There is growing evidence that the UK’s Overseas Territories’ (OTs) and Crown Dependencies’ (CDs) financial systems are widely used in money laundering and grand corruption cases. More than 70% of corruption cases surveyed by the World Bank between 1980 and 2010 relied on anonymously-owned companies help to obscure what they were doing, and the UK’s OTs were the most popular destination for the corrupt to hide their illicit wealth. 75% of UK properties under investigation for corruption in a recent 10 year period were registered with offshore companies. The opacity in these secrecy jurisdictions has been cited as a strategic risk to the UK, and for too long there has been resistance to increasing transparency over corporate entities registered within them.
Who met the deadline?
The larger territories and dependencies stuck to the deadline and have now taken important steps in the right direction for increasing transparency over company ownership.
The BVI implemented its Beneficial Ownership Secure Search (BOSS), an electronic search engine which contains information on company beneficial ownership. The Cayman Islands will set up its General Registry by August 2017, and by September 2017 Turks and Caicos will be requiring beneficial ownership information to be provided as part of all company registration processes. In all three cases, the information in the databases will only be exchanged with ‘competent authorities’ – government agencies and persons that have been given legal authority and power – in the host jurisdictions and in the UK.
Curiously, Guernsey has cited the snap general election and the change in Privy Council leadership as principal reasons for being unable to establish their register by the end of June.
The below table captures the progress made across a selection of OTs and CDs, as well as the UK itself. At present, there is no clear information differentiating whether the jurisdictions have implemented central registers or similarly effective systems. We will need to consider the results of the effectiveness reviews before we can assess the strength of either system.
Key:
Green: Implemented
Amber: Committed, not implemented
Red: No commitment
Is it good enough?
We now know that setting timelines for establishing registers does work. Although a handful of the smaller jurisdictions did not meet the 30 June deadline, at least they used it as a target. Along with organisations like Christian Aid, Action Aid and Global Witness, Transparency International UK has been calling for the OTs and CDs to draw up timelines for establishing public registers of beneficial ownership. A public, central register is still the most effective and practical way to record information on beneficial ownership and facilitate access to all who can make good use of it.
But the process of developing timelines is simply a means to an end. Whether timelines are set, met or ignored entirely, what matters most is that we end up with a system robust enough to curb money laundering through these jurisdictions. In the 2016 Panama Papers leak, which exposed 11.5 million documents from company service provider Mossack Fonseca, over half of the 200,000+ companies were registered in the BVI alone. In the wake of the leak UK investigations are ongoing, but we know that nine potential professional enablers of crime have been identified; 43 high net worth individuals have been placed under special review, and; 26 offshore companies have been identified as suspicious.
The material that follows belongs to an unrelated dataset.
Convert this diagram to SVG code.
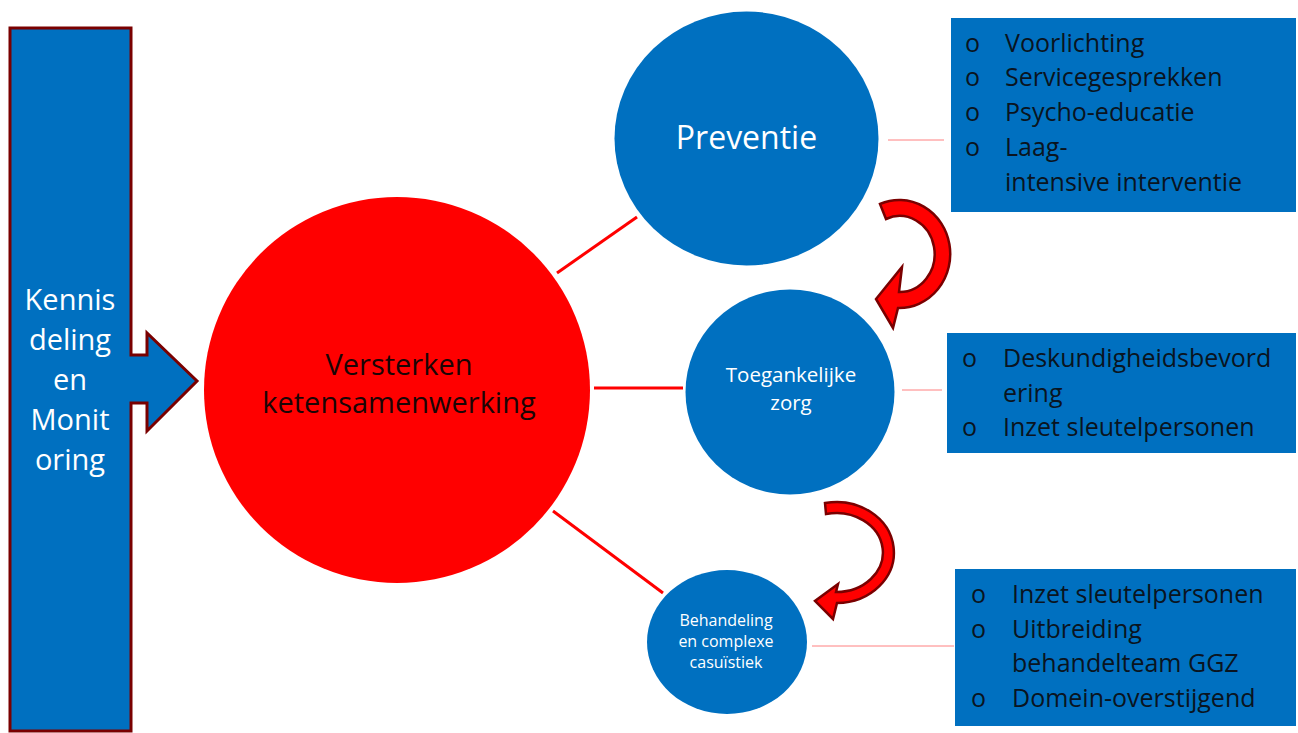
<svg xmlns="http://www.w3.org/2000/svg" width="1298" height="733" viewBox="0 0 1298 733">
<style>
.blue{fill:#0070c0}
.wt{fill:#ffffff;font-family:"Open Sans","Noto Sans",sans-serif;text-anchor:middle}
.bt{fill:#0a1420;font-family:"Open Sans","Noto Sans",sans-serif;font-size:25px}
.con{stroke:#ff0000;stroke-width:3;fill:none}
.thin{stroke:#ff8080;stroke-width:1;fill:none}
.curv{fill:#ff0000;stroke:#7a0000;stroke-width:2.5;stroke-linejoin:miter}
</style>
<rect width="1298" height="733" fill="#ffffff"/>
<g id="kennis">
<path d="M10,28 H131 V355 H147 V333 L197,381 L147,431 V403 H131 V731 H10 Z" class="blue" stroke="#7a0000" stroke-width="3"/>
<text class="wt" font-size="29" x="70" y="310">Kennis</text>
<text class="wt" font-size="29" x="70" y="350">deling</text>
<text class="wt" font-size="29" x="70" y="390">en</text>
<text class="wt" font-size="29" x="70" y="430">Monit</text>
<text class="wt" font-size="29" x="70" y="470">oring</text>
</g>
<g id="connectors">
<line class="con" x1="557" y1="273" x2="637" y2="217"/>
<line class="con" x1="594" y1="388" x2="683" y2="388"/>
<line class="con" x1="553" y1="511" x2="663" y2="593"/>
<line class="thin" x1="888" y1="140" x2="944" y2="140"/>
<line class="thin" x1="902" y1="390" x2="942" y2="390"/>
<line class="thin" x1="812" y1="646" x2="954" y2="646"/>
<path class="curv" d="M880,204 A51,54 0 1 1 898,308 L893,328 L876,299 L902,267 L899,292 A35,38 0 1 0 886,219 Z"/>
<path class="curv" d="M825,503 A57.5,50.5 0 1 1 837,603 L833,619 L815,601 L838,584 L836,592 A46.5,39.5 0 1 0 826,514 Z"/>
</g>
<g id="versterken">
<circle cx="397" cy="390" r="193" fill="#ff0000"/>
<text font-family="'Open Sans','Noto Sans',sans-serif" font-size="29" fill="#1a0505" text-anchor="middle" x="399" y="375">Versterken</text>
<text font-family="'Open Sans','Noto Sans',sans-serif" font-size="29" fill="#1a0505" text-anchor="middle" x="399" y="413">ketensamenwerking</text>
</g>
<g id="preventie">
<ellipse cx="746.5" cy="138.5" rx="132" ry="127" class="blue"/>
<text class="wt" font-size="32" x="746.5" y="149">Preventie</text>
</g>
<g id="toegankelijke">
<ellipse cx="790" cy="392" rx="104.5" ry="102.5" class="blue"/>
<text class="wt" font-size="20.5" x="791" y="382">Toegankelijke</text>
<text class="wt" font-size="20.5" x="791" y="410">zorg</text>
</g>
<g id="behandeling">
<ellipse cx="727" cy="642" rx="80" ry="72" class="blue"/>
<text class="wt" font-size="16" x="726" y="626">Behandeling</text>
<text class="wt" font-size="16" x="726" y="647">en complexe</text>
<text class="wt" font-size="16" x="726" y="668">casuïstiek</text>
</g>
<g id="box1">
<rect x="951" y="18" width="345" height="194" class="blue"/>
<text class="bt" x="965" y="52">o</text><text class="bt" x="1005" y="52">Voorlichting</text>
<text class="bt" x="965" y="86">o</text><text class="bt" x="1005" y="86">Servicegesprekken</text>
<text class="bt" x="965" y="121">o</text><text class="bt" x="1005" y="121">Psycho-educatie</text>
<text class="bt" x="965" y="156">o</text><text class="bt" x="1005" y="156">Laag-</text>
<text class="bt" x="1005" y="191">intensive interventie</text>
</g>
<g id="box2">
<rect x="947" y="333" width="349" height="120" class="blue"/>
<text class="bt" x="962" y="367">o</text><text class="bt" x="1003" y="367">Deskundigheidsbevord</text>
<text class="bt" x="1003" y="402">ering</text>
<text class="bt" x="962" y="436">o</text><text class="bt" x="1003" y="436">Inzet sleutelpersonen</text>
</g>
<g id="box3">
<rect x="955" y="569" width="341" height="157" class="blue"/>
<text class="bt" x="971" y="603">o</text><text class="bt" x="1012" y="603">Inzet sleutelpersonen</text>
<text class="bt" x="971" y="638">o</text><text class="bt" x="1012" y="638">Uitbreiding</text>
<text class="bt" x="1012" y="672">behandelteam GGZ</text>
<text class="bt" x="971" y="707">o</text><text class="bt" x="1012" y="707">Domein-overstijgend</text>
</g>
</svg>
So when it comes to considering the effectiveness of central registers in highlighting suspicious activity and preventing corruption, the real proof of the pudding will be in the eating. There will be two government reviews – in December 2017 and January 2019 – which will consider the effectiveness of these new systems. The Financial Action Task Force’s (FATF) Recommendation 33 states that maintaining comprehensive statistics is essential to assessing whether a country’s anti-money laundering system is effective. It is crucial that the findings of these reviews are published in full, so that there can be proper scrutiny over the capabilities of these registers to crack down on illicit activity.
What now?
The National Crime Agency should adhere to FATF recommendations and publish anti-money laundering statistics. This includes data on the number of queries from UK law enforcement into the central registers, as well as the number of responses received and the number of convictions deriving from investigations utilising information held in these central systems. When statistics and data around anti-money laundering are properly published, we will have a far better understanding of how effective these systems are.
Most importantly, however, to be credible in the fight against corruption, the gold standard of public beneficial ownership registers should be the end goal for all OTs and CDs. Setting up central registers was a big step on the journey to transparency, but it must not be seen as a resting point. Timelines should be set and published for a transition to full transparency and accessibility of that beneficial ownership information.